New Kensington finds useful data in city tree inventory
The New Kensington Shade Tree Commission set out in July to count the number of trees on city-owned property.
Volunteers from the Pennsylvania Outdoor Corps took on the task, and from July 17 through 28 they noted the location, size, species and condition of trees found on city land or in a public right of way.
The results are in, and in total the group counted 1,092 publicly maintained trees, representing more than a dozen different species.
The corps also identified 140 potential planting sites.
City Councilman Dante Cicconi, who oversees the shade tree commission, said having the data is important in assisting both government officials and the public in utilizing best management practices for the city's tree assets.
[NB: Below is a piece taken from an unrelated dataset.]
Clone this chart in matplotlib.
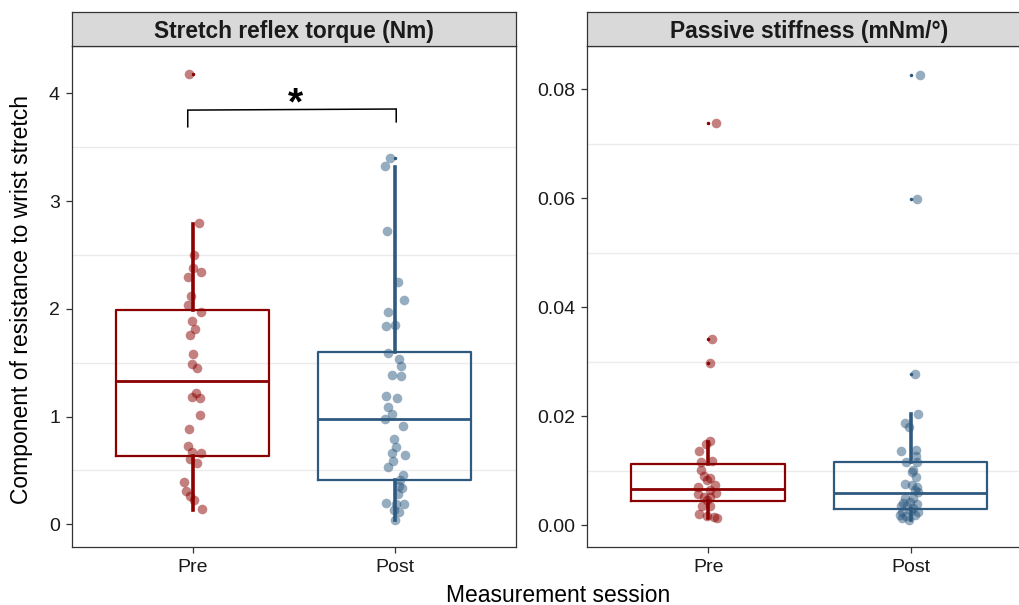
import matplotlib
matplotlib.use("Agg")
import matplotlib.pyplot as plt
from matplotlib.ticker import MultipleLocator, FixedLocator

plt.rcParams['font.family'] = ['Liberation Sans', 'DejaVu Sans']

# ---------------- data ----------------
sessions = ["Pre", "Post"]
panel_titles = ["Stretch reflex torque (Nm)", "Passive stiffness (mNm/°)"]
ylabel = "Component of resistance to wrist stretch"
xlabel = "Measurement session"

# Stretch reflex torque points (values, horizontal jitter in category units)
torque_pre = [4.18, 2.80, 2.50, 2.38, 2.34, 2.30, 2.12, 2.04, 1.97, 1.89, 1.81, 1.76,
              1.58, 1.49, 1.45, 1.22, 1.18, 1.17, 1.01, 0.88, 0.73, 0.67, 0.66, 0.61,
              0.57, 0.39, 0.31, 0.26, 0.23, 0.14]
torque_pre_jit = [-0.018, 0.033, 0.006, 0.0, 0.040, -0.026, -0.010, -0.023, 0.040, -0.006,
                  0.010, -0.016, 0.001, -0.003, 0.023, 0.018, -0.003, 0.036, 0.035, -0.018,
                  -0.023, -0.006, 0.043, -0.015, 0.023, -0.046, -0.035, -0.015, 0.006, 0.048]
torque_post = [3.40, 3.33, 2.72, 2.25, 2.08, 1.97, 1.85, 1.84, 1.59, 1.53, 1.47, 1.39,
               1.38, 1.19, 1.17, 1.09, 1.02, 0.98, 0.91, 0.79, 0.72, 0.66, 0.64, 0.59,
               0.53, 0.46, 0.41, 0.36, 0.34, 0.28, 0.20, 0.19, 0.19, 0.13, 0.11, 0.04]
torque_post_jit = [-0.025, -0.050, -0.038, 0.015, 0.048, -0.031, 0.0, -0.045, -0.031, 0.022,
                   0.033, -0.011, 0.032, -0.045, 0.012, -0.035, -0.011, -0.050, 0.042, -0.005,
                   0.005, -0.011, 0.050, -0.010, -0.031, 0.040, 0.028, 0.023, 0.037, 0.017,
                   -0.045, 0.045, 0.008, -0.005, 0.020, 0.0]

# Passive stiffness points
stiff_pre = [0.0737, 0.0341, 0.0297, 0.0155, 0.0148, 0.0135, 0.0118, 0.0116, 0.0101, 0.0090,
             0.0086, 0.0083, 0.0073, 0.0069, 0.0065, 0.0058, 0.0057, 0.0052, 0.0052, 0.0046,
             0.0035, 0.0035, 0.0020, 0.0017, 0.0015, 0.0012]
stiff_pre_jit = [0.041, 0.020, 0.008, 0.008, -0.013, -0.046, 0.020, -0.033, -0.034, -0.022,
                 0.008, -0.008, 0.036, -0.048, 0.008, 0.039, -0.049, -0.022, 0.011, -0.005,
                 -0.028, 0.011, -0.044, -0.005, 0.028, 0.044]
stiff_post = [0.0826, 0.0598, 0.0277, 0.0204, 0.0188, 0.0179, 0.0137, 0.0136, 0.0127, 0.0116,
              0.0116, 0.0101, 0.0098, 0.0089, 0.0075, 0.0073, 0.0069, 0.0064, 0.0061, 0.0049,
              0.0049, 0.0043, 0.0040, 0.0039, 0.0035, 0.0034, 0.0032, 0.0026, 0.0024, 0.0023,
              0.0018, 0.0018, 0.0017, 0.0012, 0.0009]
stiff_post_jit = [0.048, 0.033, 0.021, 0.039, -0.028, -0.008, 0.025, -0.048, 0.025, -0.023,
                  0.030, 0.013, 0.006, 0.025, -0.025, 0.008, 0.034, 0.021, 0.039, -0.027,
                  0.010, -0.003, -0.036, 0.030, -0.049, -0.020, 0.013, 0.0, -0.043, 0.039,
                  -0.053, 0.021, -0.023, -0.041, -0.007]

# Box statistics: q1, median, q3, lower whisker, upper whisker
torque_box_pre = [0.634, 1.333, 1.989, 0.133, 2.787]
torque_box_post = [0.411, 0.980, 1.596, 0.040, 3.320]
torque_out_pre = [4.18]
torque_out_post = [3.40]
stiff_box_pre = [0.00435, 0.00655, 0.01125, 0.0012, 0.0153]
stiff_box_post = [0.00288, 0.00593, 0.01156, 0.0009, 0.0203]
stiff_out_pre = [0.0737, 0.0341, 0.0297]
stiff_out_post = [0.0826, 0.0598, 0.0277]

torque_ticks = [0, 1, 2, 3, 4]
stiff_ticks = [0.00, 0.02, 0.04, 0.06, 0.08]

# significance bracket (data coords of left panel)
bracket_x = [0.975, 0.975, 2.008, 2.008]
bracket_y = [3.69, 3.845, 3.855, 3.736]
star_pos = (1.51, 3.90)

# ---------------- style ----------------
pre_col = "#8B0000"
post_col = "#2E5A80"
W, H = 1019, 605
fig = plt.figure(figsize=(W / 100, H / 100), dpi=100)

def fx(px):
    return px / W

def fy(py):
    return 1 - py / H

panels = [
    dict(left=71.7, right=515.7, title=panel_titles[0],
         pts=[(torque_pre, torque_pre_jit), (torque_post, torque_post_jit)],
         box=[torque_box_pre, torque_box_post], out=[torque_out_pre, torque_out_post],
         ylim=(-0.208, 4.44), ticks=torque_ticks, minor=0.5,
         fmt=lambda v: f"{v:g}"),
    dict(left=586.7, right=1032.0, title=panel_titles[1],
         pts=[(stiff_pre, stiff_pre_jit), (stiff_post, stiff_post_jit)],
         box=[stiff_box_pre, stiff_box_post], out=[stiff_out_pre, stiff_out_post],
         ylim=(-0.00398, 0.0879), ticks=stiff_ticks, minor=0.01,
         fmt=lambda v: f"{v:.2f}"),
]

top_px, bot_px, strip_top_px = 46.0, 546.7, 12.0
colors = [pre_col, post_col]
axes = []
for p in panels:
    ax = fig.add_axes([fx(p["left"]), fy(bot_px), fx(p["right"] - p["left"]),
                       (bot_px - top_px) / H])
    axes.append(ax)
    # strip
    sax = fig.add_axes([fx(p["left"]), fy(top_px), fx(p["right"] - p["left"]),
                        (top_px - strip_top_px) / H])
    sax.set_facecolor("#D9D9D9")
    sax.set_xticks([]); sax.set_yticks([])
    for s in sax.spines.values():
        s.set_color("#333333"); s.set_linewidth(0.9)
    sax.text(0.5, 0.43, p["title"], ha="center", va="center", fontsize=16.4,
             fontweight="bold", color="#1A1A1A", transform=sax.transAxes)

    # points
    for i, (vals, jit) in enumerate(p["pts"]):
        xs = [i + 1 + j for j in jit]
        ax.scatter(xs, vals, s=48, color=colors[i], alpha=0.5, linewidths=0, zorder=2)

    # boxes
    for i, (st, outs) in enumerate(zip(p["box"], p["out"])):
        stats = [dict(q1=st[0], med=st[1], q3=st[2], whislo=st[3], whishi=st[4],
                      fliers=outs)]
        c = colors[i]
        ax.bxp(stats, positions=[i + 1], widths=0.76, showcaps=False,
               boxprops=dict(color=c, linewidth=1.6),
               whiskerprops=dict(color=c, linewidth=2.6),
               medianprops=dict(color=c, linewidth=2.0),
               flierprops=dict(marker="o", markersize=1.5, markerfacecolor=c,
                               markeredgecolor=c),
               manage_ticks=False, zorder=3)

    ax.set_xlim(0.4, 2.6)
    ax.set_ylim(*p["ylim"])
    ax.set_xticks([1, 2])
    ax.set_xticklabels(sessions)
    ax.yaxis.set_major_locator(FixedLocator(p["ticks"]))
    ax.set_yticklabels([p["fmt"](v) for v in p["ticks"]])
    ax.yaxis.set_minor_locator(MultipleLocator(p["minor"]))
    ax.grid(False)
    lo, hi = p["ylim"]
    k = 1
    while True:
        v = (k - 0.5) * p["minor"] * 2
        if v > hi:
            break
        ax.axhline(v, color="#EBEBEB", linewidth=1.0, zorder=0)
        k += 1
    ax.tick_params(axis="y", which="minor", length=0)
    ax.tick_params(axis="both", which="major", length=4, width=0.9, color="#333333",
                   labelsize=14, labelcolor="#1A1A1A", pad=4.5)
    for s in ax.spines.values():
        s.set_color("#333333"); s.set_linewidth(0.9)

# bracket + star
axes[0].plot(bracket_x, bracket_y, color="black", linewidth=1.1, zorder=4,
             solid_joinstyle="miter")
axes[0].text(star_pos[0], star_pos[1], "*", ha="center", va="center", fontsize=28,
             fontweight="bold", color="black")

fig.text(fx(22), fy(300), ylabel, rotation=90, ha="center", va="center",
         fontsize=16.5, color="black")
fig.text(fx(558), fy(595), xlabel, ha="center", va="center", fontsize=16.5,
         color="black")

fig.savefig("out.png", dpi=100)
Counting trees allows the commission to more effectively plan management of trees growing on city property, he said, and to demonstrate the city's needs when it comes time to apply for grant funding.
Celine Colbert, a forester with the state Department of Conservation and Natural Resources, said the Urban Tree Inventory will enable the city and its residents to understand the cost savings benefit of their local tree population.
“The average annual benefit of each tree is $78, and the total benefit is just over $85,000 that these trees are providing,” she said.
Most of that comes from the amount of energy each tree conserves, Colbert said.
“Our public trees alone, not counting what is in people's yards, they save energy equal to (the amount used by) 113 households per year,” Colbert said.
Trees save money by providing shade, reducing cooling costs during summer, and providing a break for wind during the winter, reducing heating costs. According to the Arbor Day Foundation, a row of evergreens next to a home can cut winter heating costs by up to 30 percent.
Trees also filter a lot of stormwater, Colbert said.
“Water equal to, if you left your hose running for two years straight,” she said of New Kensington's nearly 1,100 trees.
Trees also assist in air quality improvements, reducing the risk of asthma in children, Colbert said.
The inventory also revealed a surprising problem for the city. A lot of the trees counted, about 10 percent, are Callery pear — an invasive species native to China and Vietnam.
“Since they tend to compete with native species, we no longer recommend planting Callery pear,” Colbert said.
The Pennsylvania Outdoor Corps is staffed with young adult volunteers and, according to the program's website, “offers work experience, job training, and educational opportunities to young people who complete recreation and conservation projects on Pennsylvania's public lands.”